Coos Bay was our last stop on Oregon’s coast. As I write this, we are already floating on California waters. With two states on our wake, we have now California’s long stretch of coast to cover.
The weather has been playing its cards, and celebrated the onset of Autumn on Tuesday by throwing a set of two cold fronts to drench the Pacific Northwest. As NOAA put it on their Weather Outlook: “THE FIRST BIG SURF OF THE SEASON WILL ARRIVE ON AREA BEACHES TODAY”. In fact, I have been checking real time data from weather buoys out there, and the swell is ranging (or should I say “raging”) between a respectable 15ft and a disturbing 20ft in some areas. Needless to say, I already advised the marina’s office that we will be extending our stay 🙂
So, here we are tucked in Pesto’s cabin on a cold and rainy day in Crescent City’s harbor district marina, waiting for a new weather window to continue our march south.
I thought I would use the time to post a photographic update on our days in Coos Bay, and the passage to here.
In Coos Bay, we stopped at the Charleston Marina, conveniently located right after the mouth of the bay’s entrance.
As convenient as it is, the marina seems to have specialized – i don’t know if by chance or by choice – in providing services for the fishing fleet. In fact, the harbor is split in two basins: a large one for the fishing boats, and a smaller one for the cruising craft. The transient dock, which is where visiting boats tie to, is at the entrance of the fishing boats’ basin. It also serves as a public pontoon which people can use to fish for crabs. And this pontoon appears to have a sweet spot where the crab fishing is most productive. That’s where we tied Pesto, out of ignorance and options (it was the only spot available when we arrived).

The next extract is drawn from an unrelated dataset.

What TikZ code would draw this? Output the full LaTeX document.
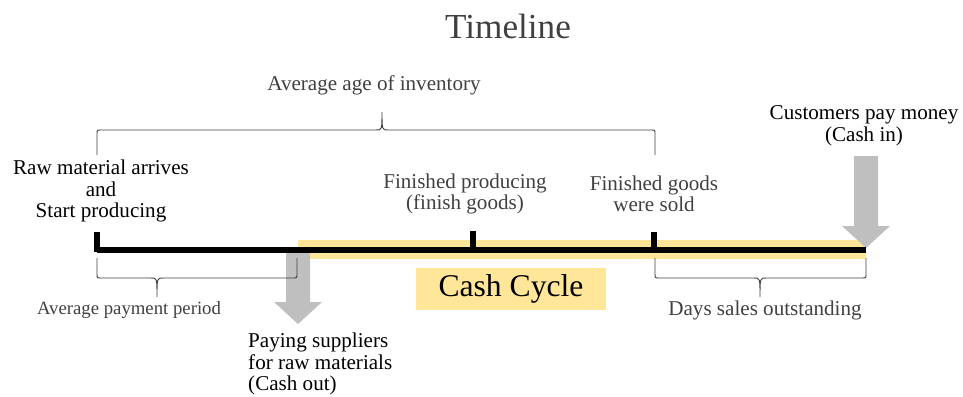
\documentclass[tikz,border=0pt]{standalone}
\usepackage{fontspec}
\setmainfont{Liberation Serif}
\definecolor{bandyellow}{HTML}{FFE699}
\definecolor{arrowgray}{HTML}{BFBFBF}
\definecolor{textgray}{HTML}{404040}
\begin{document}
\begin{tikzpicture}[x=0.03cm, y=-0.03cm]
  % Styles
  \tikzset{
    lbl/.style={font=\fontsize{18}{18.4}\selectfont, align=center, inner sep=0pt, text=black},
    glbl/.style={lbl, text=textgray},
    axe/.style={line width=4.3pt, black},
    tickmark/.style={line width=4.3pt, black},
    brc/.style={line width=0.8pt, textgray},
    blockarrow/.style={fill=arrowgray},
  }
  \useasboundingbox (0,0) rectangle (963,396);

  % Points of the timeline
  \coordinate (start) at (97,250);
  \coordinate (pay) at (298,250);
  \coordinate (fin) at (473,250);
  \coordinate (sold) at (654,250);
  \coordinate (cashin) at (866,250);

  % Cash cycle band
  \fill[bandyellow] (298,240) rectangle (866,259);

  % Cash flow arrows (tip x / tip y / length)
  \foreach \tx/\ty/\len in {298/324/74, 866/248/92}{
    \fill[blockarrow] (\tx,\ty) -- ++(-24,-22) -- ++(12,0) -- ++(0,{-(\len-22)})
      -- ++(24,0) -- ++(0,{\len-22}) -- ++(12,0) -- cycle;
  }

  % Timeline and ticks
  \draw[axe] (start) -- (cashin);
  \foreach \x/\t in {97/232, 473/231, 654/232}
    \draw[tickmark] (\x,\t) -- (\x,252);

  % Braces (left / right / middle / end y / bar y / tip y / side)
  \foreach \a/\b/\m/\ye/\yh/\yt/\d in {
    97/655/382/155/130/112/1,
    97/297/157/258/278/297/-1,
    655/866/760/258/278/297/-1
  }{
    \draw[brc] (\a,\ye) -- (\a,{\yh+4*\d}) .. controls (\a,\yh) .. (\a+4,\yh)
      -- (\m-6,\yh) .. controls (\m,\yh) .. (\m,\yt)
      .. controls (\m,\yh) .. (\m+6,\yh)
      -- (\b-4,\yh) .. controls (\b,\yh) .. (\b,{\yh+4*\d}) -- (\b,\ye);
  }

  % Labels
  \node[glbl, font=\fontsize{30}{30}\selectfont] (title) at (508,26) {Timeline};
  \node[glbl] (ageinv) at (374,85) {Average age of inventory};
  \node[lbl] (rawmat) at (101,191) {Raw material arrives\\and\\Start producing};
  \node[glbl] (finprod) at (465,194) {Finished producing\\(finish goods)};
  \node[glbl] (finsold) at (654,194) {Finished goods\\were sold};
  \node[lbl] (custpay) at (864,126) {Customers pay money\\(Cash in)};
  \node[glbl, font=\fontsize{16}{16.4}\selectfont] (avgpay) at (129,310) {Average payment period};
  \node[glbl] (dso) at (765,310) {Days sales outstanding};
  \node[lbl, anchor=west, align=left] (paysup) at (248,364)
    {Paying suppliers\\for raw materials\\(Cash out)};
  \node[lbl, fill=bandyellow, minimum width=5.7cm, minimum height=1.26cm,
    font=\fontsize{27}{27}\selectfont] (cashcycle) at (511,289) {Cash Cycle};

\end{tikzpicture}
\end{document}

Don’t get me wrong. Coos Bay is a convenient location for boats going up and down the coast. The Charleston Marina is inside a safe, well protected man-made harbor located right at the entrance of the bay. It has a wealth of servicing facilities for work boats. But it is far away from the city, and there is no options nearby to cater to cruising boats – so, essentially we stayed at the docks, resting from a rough passage and waiting for the upcoming weather window. Had it not been for our time with the Adagio’s crew, it would have been a “meh” stop. But it wasn’t.
The fishing fleet at the marina …
The Adagio crew uploaded an interesting post about the Marina on their blog, including a set of cool pictures – which you can check here.
There were a couple of rainy days, which we used to push forward on indoor activities.
Then it came the time to leave toward Crescent City. A weather window expected for Friday came in early, and we departed one hour after Adagio, at 5p.m. on Thursday for our first full overnight passage.
So, all in all, another important part of our journey.
We are having a great time in Crescent City, and from our next passage the ocean waters should start to get slightly warmer.